You’ve probably heard that data is the new oil. To take that analogy farther, data – like oil - needs to be extracted, processed and refined to be useful. And just as oil can be refined into different types of fuel, data can be prepared for different uses when it comes to analytics and artificial intelligence. A data architecture is defined by how a company chooses to prepare data for these different uses.
Layer 1: Operational Data Exchange
For instance, data scientists typically start explorations with raw data – meaning data that has not been transformed or altered. Data scientists will perform various types of analysis on raw data to look for anomalies and patterns, and eventually perform machine learning. But it is not practical to perform the required analysis on data that is still in a transactional database because of the performance impact on applications. Plus, there is additional data that may come from outside your organization that require extraction via an API to ensure security of the database and application. The first layer in a data architecture allows consolidation of raw data from multiple sources in a single place for analysis by power users like data scientists. This one stop shop for all enterprise data is commonly in the form of a data lake as it can contain both structured, semi-structured (think social data), and unstructured data (think photos and videos).
Layer 2: Modern Data Warehouse
But raw data isn’t the best choice for data analysts or business analysts. These users need data that has been cleansed, enriched and rationalized – in a modern data warehouse. For instance, in raw data, you may find more than one version of the same data (and they may not match!). So which one should be used? The rules for this are typically written as code (usually SQL code) by a data engineer who knows the data and make determinations to create what is often called “golden records.” This “single source of truth” is updated on a regular basis to ensure the latest data is available for analysis. Slowly changing dimensions and historical data can be maintained in the modern data warehouse when data from your source systems changes or is deleted. In a layered data architecture, the data warehouse would be sourced from the operational data exchange – but placed in a SQL-based database with semi-structured data transformed into structured data for analysis. This movement of data from non-relational to relational allows for stricter schema enforcement enabling faster query times and easier exploration by self-service users.
Layer 3: Semantic Models
In many organizations, there is an increased effort to publish data for non-technical business users – also known as self-service analytics. In these environments, just pointing these users at the data warehouse will be overwhelming – there will be too many choices and too much data for the users to know what to use. The solution is to build semantic models (or data marts) from the data warehouse which provide line of business or function specific views of what is available in the data warehouse. These models can be targeted at specific parts of business and only include data that would be relevant for specific areas of analysis. This layer of the data architecture allows data engineers and analysts to provide data that is ready for analysis while allowing business users to determine the analysis they want to do. The semantic models provide “guard rails” to business users so they can explore data safely and efficiently.

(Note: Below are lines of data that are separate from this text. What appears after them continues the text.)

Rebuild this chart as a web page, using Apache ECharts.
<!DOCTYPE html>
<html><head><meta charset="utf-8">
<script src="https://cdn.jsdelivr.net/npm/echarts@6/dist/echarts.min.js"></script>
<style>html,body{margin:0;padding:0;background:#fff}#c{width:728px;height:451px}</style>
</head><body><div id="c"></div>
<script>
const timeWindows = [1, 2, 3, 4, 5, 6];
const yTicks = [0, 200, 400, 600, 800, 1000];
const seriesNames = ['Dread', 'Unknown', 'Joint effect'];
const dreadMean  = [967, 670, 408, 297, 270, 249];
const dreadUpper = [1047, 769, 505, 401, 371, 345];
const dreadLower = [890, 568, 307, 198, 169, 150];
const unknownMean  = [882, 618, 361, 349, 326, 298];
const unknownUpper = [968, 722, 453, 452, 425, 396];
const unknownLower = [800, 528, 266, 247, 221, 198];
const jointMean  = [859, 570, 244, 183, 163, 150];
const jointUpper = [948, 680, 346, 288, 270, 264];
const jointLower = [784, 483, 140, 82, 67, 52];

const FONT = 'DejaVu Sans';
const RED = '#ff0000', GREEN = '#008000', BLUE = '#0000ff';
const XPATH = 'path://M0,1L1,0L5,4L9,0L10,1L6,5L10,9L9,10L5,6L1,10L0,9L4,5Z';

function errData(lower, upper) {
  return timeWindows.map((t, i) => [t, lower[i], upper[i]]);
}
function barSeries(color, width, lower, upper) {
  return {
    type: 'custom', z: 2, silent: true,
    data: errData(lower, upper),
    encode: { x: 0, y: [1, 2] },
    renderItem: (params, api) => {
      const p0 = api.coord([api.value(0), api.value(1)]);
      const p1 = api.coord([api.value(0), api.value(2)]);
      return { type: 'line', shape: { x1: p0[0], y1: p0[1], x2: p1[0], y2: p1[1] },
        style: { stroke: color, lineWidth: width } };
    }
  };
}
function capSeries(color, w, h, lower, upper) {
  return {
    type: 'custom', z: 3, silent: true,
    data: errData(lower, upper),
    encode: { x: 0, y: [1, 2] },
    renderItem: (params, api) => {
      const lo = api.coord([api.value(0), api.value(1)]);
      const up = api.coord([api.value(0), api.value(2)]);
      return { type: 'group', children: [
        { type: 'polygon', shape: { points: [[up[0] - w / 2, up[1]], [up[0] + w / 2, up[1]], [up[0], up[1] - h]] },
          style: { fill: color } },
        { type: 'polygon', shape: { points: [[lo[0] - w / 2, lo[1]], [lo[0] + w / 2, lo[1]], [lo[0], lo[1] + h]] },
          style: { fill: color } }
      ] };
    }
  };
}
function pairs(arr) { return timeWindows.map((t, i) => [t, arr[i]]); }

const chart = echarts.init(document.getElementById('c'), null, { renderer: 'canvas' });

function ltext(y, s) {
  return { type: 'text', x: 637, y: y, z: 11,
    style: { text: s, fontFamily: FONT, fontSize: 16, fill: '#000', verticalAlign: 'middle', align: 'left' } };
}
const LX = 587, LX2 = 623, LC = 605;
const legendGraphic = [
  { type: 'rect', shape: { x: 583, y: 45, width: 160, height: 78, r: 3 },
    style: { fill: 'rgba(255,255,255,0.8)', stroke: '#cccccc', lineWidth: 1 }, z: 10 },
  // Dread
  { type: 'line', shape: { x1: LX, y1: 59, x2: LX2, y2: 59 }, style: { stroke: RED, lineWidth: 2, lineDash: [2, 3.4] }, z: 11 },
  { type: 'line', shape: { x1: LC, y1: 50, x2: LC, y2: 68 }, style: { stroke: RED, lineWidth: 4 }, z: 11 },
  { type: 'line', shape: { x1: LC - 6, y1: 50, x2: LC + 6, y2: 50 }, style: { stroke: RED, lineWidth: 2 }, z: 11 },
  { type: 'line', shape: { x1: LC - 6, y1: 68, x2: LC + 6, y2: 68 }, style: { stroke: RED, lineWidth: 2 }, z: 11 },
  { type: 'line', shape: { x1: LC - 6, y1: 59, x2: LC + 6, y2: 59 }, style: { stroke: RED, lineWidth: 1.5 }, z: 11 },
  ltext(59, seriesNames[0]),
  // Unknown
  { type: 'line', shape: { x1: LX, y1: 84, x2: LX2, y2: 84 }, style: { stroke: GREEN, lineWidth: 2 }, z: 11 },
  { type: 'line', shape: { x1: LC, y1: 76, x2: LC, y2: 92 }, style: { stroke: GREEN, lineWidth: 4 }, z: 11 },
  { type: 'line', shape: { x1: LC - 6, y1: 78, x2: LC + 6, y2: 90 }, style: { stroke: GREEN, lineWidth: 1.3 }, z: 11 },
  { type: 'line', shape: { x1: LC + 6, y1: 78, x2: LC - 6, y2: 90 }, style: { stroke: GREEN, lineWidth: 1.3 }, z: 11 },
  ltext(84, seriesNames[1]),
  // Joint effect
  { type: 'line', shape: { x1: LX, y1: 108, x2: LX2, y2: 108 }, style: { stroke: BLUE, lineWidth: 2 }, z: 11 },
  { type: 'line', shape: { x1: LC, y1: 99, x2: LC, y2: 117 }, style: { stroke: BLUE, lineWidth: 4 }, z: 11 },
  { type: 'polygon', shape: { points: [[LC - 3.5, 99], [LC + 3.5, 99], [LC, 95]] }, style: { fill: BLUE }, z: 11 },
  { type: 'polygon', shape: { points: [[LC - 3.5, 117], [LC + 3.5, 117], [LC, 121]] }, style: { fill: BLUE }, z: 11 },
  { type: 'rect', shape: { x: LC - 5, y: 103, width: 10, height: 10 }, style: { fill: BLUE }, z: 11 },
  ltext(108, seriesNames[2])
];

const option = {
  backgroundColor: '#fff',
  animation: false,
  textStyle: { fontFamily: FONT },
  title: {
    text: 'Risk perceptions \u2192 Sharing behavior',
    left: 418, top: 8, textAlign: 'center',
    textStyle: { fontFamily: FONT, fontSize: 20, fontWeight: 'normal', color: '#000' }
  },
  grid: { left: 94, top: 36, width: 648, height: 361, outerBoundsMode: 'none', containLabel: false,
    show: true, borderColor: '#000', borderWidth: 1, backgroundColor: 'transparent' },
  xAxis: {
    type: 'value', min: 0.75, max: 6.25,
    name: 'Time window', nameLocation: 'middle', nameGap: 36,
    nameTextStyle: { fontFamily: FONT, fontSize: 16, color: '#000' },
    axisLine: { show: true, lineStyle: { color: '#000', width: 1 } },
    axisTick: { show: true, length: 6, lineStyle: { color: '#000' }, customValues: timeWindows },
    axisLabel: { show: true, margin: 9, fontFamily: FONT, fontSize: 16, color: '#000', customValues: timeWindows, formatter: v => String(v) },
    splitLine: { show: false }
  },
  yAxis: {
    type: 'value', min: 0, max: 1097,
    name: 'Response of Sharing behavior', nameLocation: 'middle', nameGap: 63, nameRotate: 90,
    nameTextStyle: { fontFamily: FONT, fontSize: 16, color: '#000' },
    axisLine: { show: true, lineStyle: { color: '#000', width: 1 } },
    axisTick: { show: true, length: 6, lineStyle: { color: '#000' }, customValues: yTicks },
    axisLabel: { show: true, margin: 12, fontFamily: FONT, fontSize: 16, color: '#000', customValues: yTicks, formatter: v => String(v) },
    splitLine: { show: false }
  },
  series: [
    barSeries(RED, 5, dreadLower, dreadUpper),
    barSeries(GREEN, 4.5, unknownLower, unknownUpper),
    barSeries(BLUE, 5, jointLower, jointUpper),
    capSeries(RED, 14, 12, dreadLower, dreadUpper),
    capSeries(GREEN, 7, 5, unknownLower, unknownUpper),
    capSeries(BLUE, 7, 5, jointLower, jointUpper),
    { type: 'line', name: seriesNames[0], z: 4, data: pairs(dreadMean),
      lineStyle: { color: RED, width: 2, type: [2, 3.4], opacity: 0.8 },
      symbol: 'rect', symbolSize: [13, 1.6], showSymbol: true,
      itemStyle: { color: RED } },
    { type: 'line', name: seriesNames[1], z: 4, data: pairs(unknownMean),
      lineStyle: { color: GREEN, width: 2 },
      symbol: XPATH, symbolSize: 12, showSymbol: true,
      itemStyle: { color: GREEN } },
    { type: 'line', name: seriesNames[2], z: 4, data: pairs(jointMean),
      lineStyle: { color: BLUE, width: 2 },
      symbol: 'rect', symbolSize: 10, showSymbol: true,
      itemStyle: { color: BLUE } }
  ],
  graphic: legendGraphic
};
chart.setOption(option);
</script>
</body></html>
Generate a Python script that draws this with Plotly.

Where do I put all this data?
If you put this layered architecture together, you do have two potentially large datasets – probably a data lake and a modern data warehouse. Finding a new data source can grow your datasets in an instant and many organizations find that building and maintaining the data infrastructure to support these large datasets is a bit overwhelming as it requires experts with several skillsets. As a result, a growing percentage of organizations are putting these datasets in the cloud. Cloud services like Microsoft Azure provide robust and scalable data platforms that automatically handle large additions of data without the need to acquire more hardware.
Why implement a layered data architecture?
You may have noticed that this approach creates additional copies of data – with different levels of structure and cleansing. When storage was expensive, this approach may not have been an option. But with storage costs relatively low and cloud options even less expensive, the layered approach makes sense for several reasons.
- The operational data exchange offers a single, consistent and managed source of all internally and externally sourced core business information. It can be made available to advanced users (like data scientists) who need access to raw data. This now acts as a single source for all business data.
- The modern data warehouse provides business users (like business analysts or data analysts) with access to data that is cleansed, enriched, rationalized and ready for analytics. This database is typically highly structured – allowing for speedy queries.
- By providing a set of semantic models based on the modern data warehouse, casual users from lines of business to discover data without being overwhelmed by a complete data warehouse that includes large sets of data that isn’t relevant to their needs. Because the models are generated – you can support multiple tools for visualization and analysis.
- If you use a meta-data driven approach to building these layers, you get data lineage and impact analysis for every data element. And from the meta-data you should also be able to generate complete documentation regarding your analytics data in support of regulatory requirements.
With data provided to the business in various degrees of governance, analysts and decision makers have immediate access to all corporate data for any purpose or use case, enabling individuals throughout the organization with the ability to make faster, data-driven decisions.